Un diverso orientamento sostiene, invece, la tesi della improseguibilità o della improcedibilità affermando che “il divieto di cui all’articolo 168, legge fallimentare, di iniziare o proseguire azioni esecutive sul patrimonio del debitore non comporta una sospensione del processo esecutivo ma una vera e propria estinzione atipica dello stesso riconducibile alle ipotesi previste dall’articolo 187 bis, disp. att. c.p.c.; la procedura esecutiva non potrà pertanto essere riattivata dopo l’omologazione del concordato” (così Trib. Reggio Emilia 18.4.2012, Trib. Aosta 16.4.2013, Trib. Aosta 27.9.2013).
Sul punto la giurisprudenza appare, dunque, divisa. Se, infatti, da un lato la formulazione dell’art 168 L.F., facendo espresso riferimento alla nullità, farebbe propendere per la tesi della improcedibilità dell’esecuzione forzata individuale, va per converso evidenziato che vi sono ragioni di tutela del creditore procedente che inducono la giurisprudenza prevalente ad adottare la tesi della sospensione della procedura esecutiva, atteso soprattutto l’effetto meramente sospensivo correlato al termine concesso per la presentazione della proposta concordataria. Quest’ultima soluzione interpretativa, alla luce dell’operatività ex nunc della sospensione, comporta la validità degli atti posti in essere prima del relativo provvedimento e, dunque, un conseguente rafforzamento della tutela del creditore nel caso in cui venga successivamente meno la procedura di concordato preventivo (in questo senso Cass. 11342/1992)
Un’altra questione dibattuta in dottrina e giurisprudenza ha ad oggetto il dies ad quem del blocco delle azioni esecutive e cautelari. Stando al tenore letterale dell’art 168 L.F. il termine sarebbe identificabile nel momento in cui il decreto di omologazione del concordato preventivo diventa definitivo. La giurisprudenza maggioritaria ha però provveduto – opportunamente – ad estendere tale limite temporale fino all’esecuzione del concordato stesso (così Trib. Vicenza 4.2.2014; Trib. Siracusa 11.11.2011; Trib. Sulmona 27.2.2008; Trib. Modena 9.2.2006). Secondo tale orientamento “il divieto posto dall’art. 168 L.F. che impedisce al creditore anteriore all’apertura della procedura di concordato preventivo di intraprendere azioni esecutive nei confronti dell’impresa in concordato si estende per i medesimi creditori anteriori anche alla fase di esecuzione del concordato preventivo, posto che l’art 184 L.F. vincola il loro soddisfacimento alla proposta concordataria omologata” (Trib. Reggio Emilia 6.2.2013). Una eventuale aggressione individuale dei beni ceduti in concordato non sarebbe quindi possibile durante tutta la fase di liquidazione e distribuzione del ricavato ai creditori concordatari in quanto i beni ceduti sono vincolati all’esecuzione del concordato e, inoltre, si violerebbe la par condicio creditorum.

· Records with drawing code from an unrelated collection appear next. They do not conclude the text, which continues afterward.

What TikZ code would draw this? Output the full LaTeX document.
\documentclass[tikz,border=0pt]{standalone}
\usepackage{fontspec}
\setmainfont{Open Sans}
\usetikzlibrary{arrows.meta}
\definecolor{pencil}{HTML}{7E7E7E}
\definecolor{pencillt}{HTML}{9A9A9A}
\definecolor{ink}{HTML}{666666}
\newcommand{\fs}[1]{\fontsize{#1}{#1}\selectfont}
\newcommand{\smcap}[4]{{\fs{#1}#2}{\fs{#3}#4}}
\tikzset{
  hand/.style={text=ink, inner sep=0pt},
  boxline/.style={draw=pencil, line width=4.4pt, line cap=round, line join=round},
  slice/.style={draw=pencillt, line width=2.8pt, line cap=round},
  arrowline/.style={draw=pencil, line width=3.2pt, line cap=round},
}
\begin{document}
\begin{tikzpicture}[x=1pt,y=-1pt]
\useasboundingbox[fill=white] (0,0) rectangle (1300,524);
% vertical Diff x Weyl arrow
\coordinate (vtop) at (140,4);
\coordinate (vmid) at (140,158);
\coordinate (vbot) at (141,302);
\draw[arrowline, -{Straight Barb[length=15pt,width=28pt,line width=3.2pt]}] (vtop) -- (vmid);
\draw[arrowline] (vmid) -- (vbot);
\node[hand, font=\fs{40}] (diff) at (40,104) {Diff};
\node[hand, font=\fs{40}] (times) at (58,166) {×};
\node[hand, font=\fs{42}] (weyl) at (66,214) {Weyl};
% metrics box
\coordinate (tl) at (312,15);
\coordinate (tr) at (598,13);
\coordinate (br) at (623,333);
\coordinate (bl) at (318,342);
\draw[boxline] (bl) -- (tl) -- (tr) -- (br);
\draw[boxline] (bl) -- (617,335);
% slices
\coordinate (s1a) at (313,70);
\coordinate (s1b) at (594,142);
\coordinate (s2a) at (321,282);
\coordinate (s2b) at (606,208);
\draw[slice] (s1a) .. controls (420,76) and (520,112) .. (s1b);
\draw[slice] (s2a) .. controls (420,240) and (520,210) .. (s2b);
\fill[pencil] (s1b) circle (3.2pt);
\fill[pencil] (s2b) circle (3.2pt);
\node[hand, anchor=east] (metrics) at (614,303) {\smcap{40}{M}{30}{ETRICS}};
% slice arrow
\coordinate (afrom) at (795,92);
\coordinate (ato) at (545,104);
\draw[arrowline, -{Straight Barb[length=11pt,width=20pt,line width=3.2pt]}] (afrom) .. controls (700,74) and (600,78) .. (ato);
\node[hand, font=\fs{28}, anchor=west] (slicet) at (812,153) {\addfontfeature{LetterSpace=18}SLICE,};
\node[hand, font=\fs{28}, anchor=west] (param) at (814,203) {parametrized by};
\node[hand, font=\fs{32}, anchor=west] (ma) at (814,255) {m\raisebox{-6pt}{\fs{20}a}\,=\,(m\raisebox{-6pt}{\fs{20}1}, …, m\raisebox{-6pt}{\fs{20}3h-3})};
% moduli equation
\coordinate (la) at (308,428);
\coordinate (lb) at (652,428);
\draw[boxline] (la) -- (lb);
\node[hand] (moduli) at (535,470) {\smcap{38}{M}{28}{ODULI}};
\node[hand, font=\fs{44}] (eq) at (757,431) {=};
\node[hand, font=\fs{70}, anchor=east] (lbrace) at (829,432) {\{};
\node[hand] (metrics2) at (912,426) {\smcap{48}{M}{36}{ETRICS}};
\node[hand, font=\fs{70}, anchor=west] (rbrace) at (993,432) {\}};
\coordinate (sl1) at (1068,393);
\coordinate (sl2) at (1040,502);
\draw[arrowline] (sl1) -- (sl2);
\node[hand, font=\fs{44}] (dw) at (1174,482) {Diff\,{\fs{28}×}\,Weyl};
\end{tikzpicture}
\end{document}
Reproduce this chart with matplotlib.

Ciò nonostante detta impostazione – sacrosanta a modesto avviso di chi scrive – non è unanimemente condivisa: una parte, pur minoritaria, della giurisprudenza di merito ritiene che “il creditore, il cui diritto sia sorto prima dell’ammissione al concordato preventivo, può iniziare o proseguire azioni esecutive sul patrimonio del medesimo soggetto una volta conclusa con il decreto di omologazione la fase del procedimento, nel rispetto, tuttavia, dei termini sostanziali della proposta e del piano approvati dai creditori e resi per tutti obbligatori dal provvedimento del Tribunale” (Trib. Milano, 17.12.2012).
La questione è rilevante anche per quanto riguarda la sorte delle eventuali opposizioni (all’esecuzione o agli atti esecutivi) eventualmente pendenti visto che “La cessazione della materia del contendere, in un giudizio di opposizione agli atti, si verifica quando il provvedimento impugnato sia stato revocato dal giudice dell’esecuzione ex art. 487 c.p.c., ovvero nel caso di estinzione del processo esecutivo sempreché l’atto impugnato non possa produrre effetti al di fuori del processo stesso” (così A. M. Soldi, Manuale dell’esecuzione forzata, p.1255).